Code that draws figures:
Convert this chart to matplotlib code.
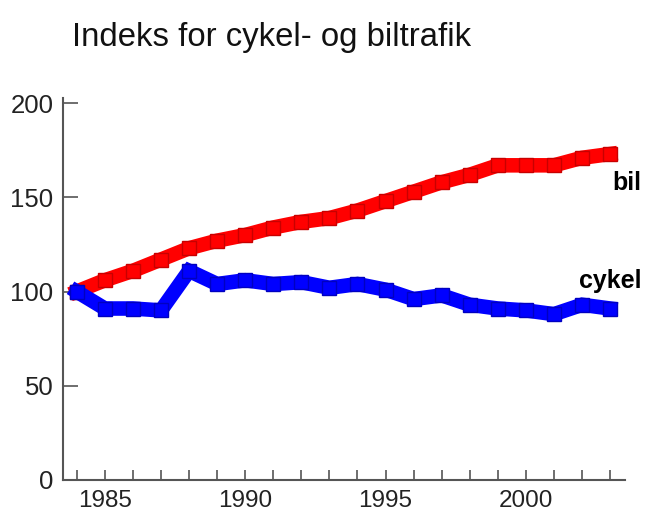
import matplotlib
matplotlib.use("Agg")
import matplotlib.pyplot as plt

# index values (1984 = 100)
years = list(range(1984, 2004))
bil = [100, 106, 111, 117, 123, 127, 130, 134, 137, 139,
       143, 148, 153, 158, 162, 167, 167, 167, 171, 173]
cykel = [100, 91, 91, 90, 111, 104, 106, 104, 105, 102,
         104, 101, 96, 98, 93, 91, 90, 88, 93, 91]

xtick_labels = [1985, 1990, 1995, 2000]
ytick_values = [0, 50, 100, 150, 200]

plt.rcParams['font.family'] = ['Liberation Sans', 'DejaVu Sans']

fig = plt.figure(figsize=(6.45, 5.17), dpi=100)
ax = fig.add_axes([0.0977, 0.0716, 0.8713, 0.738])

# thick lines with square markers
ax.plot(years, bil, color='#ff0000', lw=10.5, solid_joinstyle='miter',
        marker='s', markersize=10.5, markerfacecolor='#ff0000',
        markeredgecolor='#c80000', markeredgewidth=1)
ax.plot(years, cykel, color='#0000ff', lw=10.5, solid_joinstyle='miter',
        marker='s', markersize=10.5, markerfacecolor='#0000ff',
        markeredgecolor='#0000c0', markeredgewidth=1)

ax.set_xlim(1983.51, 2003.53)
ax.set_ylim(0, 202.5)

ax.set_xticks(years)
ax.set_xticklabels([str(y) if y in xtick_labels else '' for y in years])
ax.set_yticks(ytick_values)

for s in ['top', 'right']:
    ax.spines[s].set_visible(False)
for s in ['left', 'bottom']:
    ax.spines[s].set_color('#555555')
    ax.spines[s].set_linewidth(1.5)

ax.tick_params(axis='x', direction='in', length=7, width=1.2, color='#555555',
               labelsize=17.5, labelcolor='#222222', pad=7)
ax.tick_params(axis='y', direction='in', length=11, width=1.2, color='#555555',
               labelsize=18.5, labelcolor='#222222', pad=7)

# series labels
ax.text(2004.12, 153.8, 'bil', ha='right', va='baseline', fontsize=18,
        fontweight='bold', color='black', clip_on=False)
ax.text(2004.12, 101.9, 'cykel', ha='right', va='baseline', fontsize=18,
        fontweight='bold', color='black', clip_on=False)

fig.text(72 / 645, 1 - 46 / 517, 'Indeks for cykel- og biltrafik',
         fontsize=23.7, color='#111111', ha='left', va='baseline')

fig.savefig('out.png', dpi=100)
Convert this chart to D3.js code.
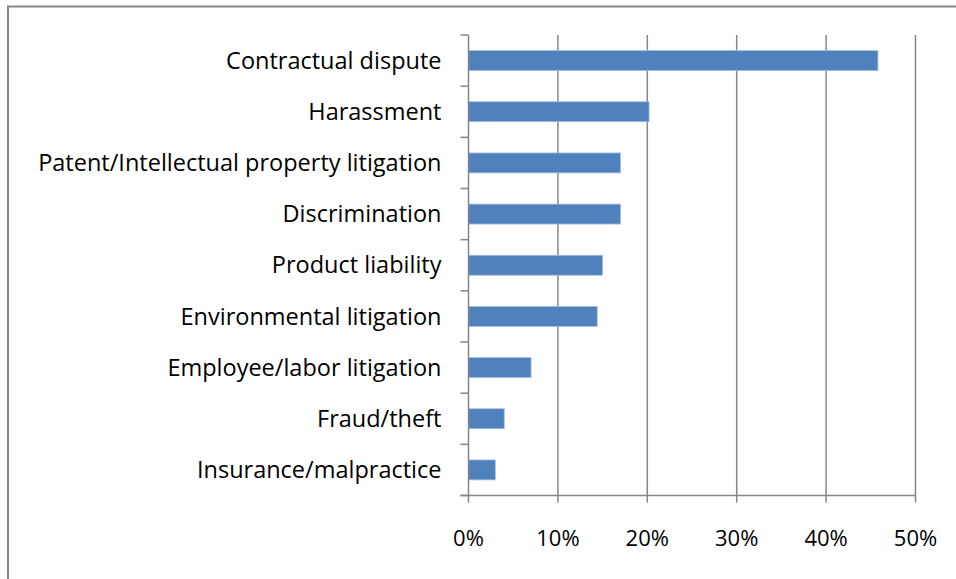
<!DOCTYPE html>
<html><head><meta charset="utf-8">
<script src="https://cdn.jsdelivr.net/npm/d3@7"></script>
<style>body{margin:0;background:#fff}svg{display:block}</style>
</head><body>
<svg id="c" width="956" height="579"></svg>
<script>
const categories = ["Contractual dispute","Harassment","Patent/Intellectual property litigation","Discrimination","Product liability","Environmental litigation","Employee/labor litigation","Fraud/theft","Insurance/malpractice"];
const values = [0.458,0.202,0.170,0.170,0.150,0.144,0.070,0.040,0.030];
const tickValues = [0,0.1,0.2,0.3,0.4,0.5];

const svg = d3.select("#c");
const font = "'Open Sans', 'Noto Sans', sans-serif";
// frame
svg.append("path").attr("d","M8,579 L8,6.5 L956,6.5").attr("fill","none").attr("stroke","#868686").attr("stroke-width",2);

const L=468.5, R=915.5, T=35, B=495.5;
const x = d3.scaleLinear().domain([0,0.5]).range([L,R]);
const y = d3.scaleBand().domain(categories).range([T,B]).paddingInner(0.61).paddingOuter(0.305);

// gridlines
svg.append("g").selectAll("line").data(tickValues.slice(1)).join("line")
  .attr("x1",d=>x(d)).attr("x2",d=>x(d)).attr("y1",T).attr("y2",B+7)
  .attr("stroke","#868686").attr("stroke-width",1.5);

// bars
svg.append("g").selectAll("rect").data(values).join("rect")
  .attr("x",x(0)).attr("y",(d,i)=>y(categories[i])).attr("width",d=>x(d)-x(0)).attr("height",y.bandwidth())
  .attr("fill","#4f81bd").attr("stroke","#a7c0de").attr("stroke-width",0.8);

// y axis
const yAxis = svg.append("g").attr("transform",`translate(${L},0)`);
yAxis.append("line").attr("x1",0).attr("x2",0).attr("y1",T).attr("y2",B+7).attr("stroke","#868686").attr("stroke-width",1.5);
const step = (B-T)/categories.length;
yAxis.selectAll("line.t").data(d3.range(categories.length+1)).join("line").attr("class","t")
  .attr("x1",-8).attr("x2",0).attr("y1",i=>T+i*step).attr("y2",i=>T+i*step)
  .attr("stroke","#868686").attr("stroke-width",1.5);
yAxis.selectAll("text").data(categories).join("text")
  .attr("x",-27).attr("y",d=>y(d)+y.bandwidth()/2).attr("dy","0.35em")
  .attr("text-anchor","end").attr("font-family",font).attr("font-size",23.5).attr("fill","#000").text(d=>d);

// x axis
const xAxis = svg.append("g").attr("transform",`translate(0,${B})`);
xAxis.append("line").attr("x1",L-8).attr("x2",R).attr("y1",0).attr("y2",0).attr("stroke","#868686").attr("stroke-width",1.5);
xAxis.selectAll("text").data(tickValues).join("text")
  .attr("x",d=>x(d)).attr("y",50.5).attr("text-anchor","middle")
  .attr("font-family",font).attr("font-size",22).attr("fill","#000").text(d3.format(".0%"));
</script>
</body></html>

◆ **PROBLEM DETAILS**
All lines from the start of the entries through the one with "labelsize=18.5, labelcolor='#222222', pad=7)" are to be output exactly; omit the pictures.

◆ **REPLY TO THE EXERCISE**
Convert this chart to matplotlib code.
import matplotlib
matplotlib.use("Agg")
import matplotlib.pyplot as plt

# index values (1984 = 100)
years = list(range(1984, 2004))
bil = [100, 106, 111, 117, 123, 127, 130, 134, 137, 139,
       143, 148, 153, 158, 162, 167, 167, 167, 171, 173]
cykel = [100, 91, 91, 90, 111, 104, 106, 104, 105, 102,
         104, 101, 96, 98, 93, 91, 90, 88, 93, 91]

xtick_labels = [1985, 1990, 1995, 2000]
ytick_values = [0, 50, 100, 150, 200]

plt.rcParams['font.family'] = ['Liberation Sans', 'DejaVu Sans']

fig = plt.figure(figsize=(6.45, 5.17), dpi=100)
ax = fig.add_axes([0.0977, 0.0716, 0.8713, 0.738])

# thick lines with square markers
ax.plot(years, bil, color='#ff0000', lw=10.5, solid_joinstyle='miter',
        marker='s', markersize=10.5, markerfacecolor='#ff0000',
        markeredgecolor='#c80000', markeredgewidth=1)
ax.plot(years, cykel, color='#0000ff', lw=10.5, solid_joinstyle='miter',
        marker='s', markersize=10.5, markerfacecolor='#0000ff',
        markeredgecolor='#0000c0', markeredgewidth=1)

ax.set_xlim(1983.51, 2003.53)
ax.set_ylim(0, 202.5)

ax.set_xticks(years)
ax.set_xticklabels([str(y) if y in xtick_labels else '' for y in years])
ax.set_yticks(ytick_values)

for s in ['top', 'right']:
    ax.spines[s].set_visible(False)
for s in ['left', 'bottom']:
    ax.spines[s].set_color('#555555')
    ax.spines[s].set_linewidth(1.5)

ax.tick_params(axis='x', direction='in', length=7, width=1.2, color='#555555',
               labelsize=17.5, labelcolor='#222222', pad=7)
ax.tick_params(axis='y', direction='in', length=11, width=1.2, color='#555555',
               labelsize=18.5, labelcolor='#222222', pad=7)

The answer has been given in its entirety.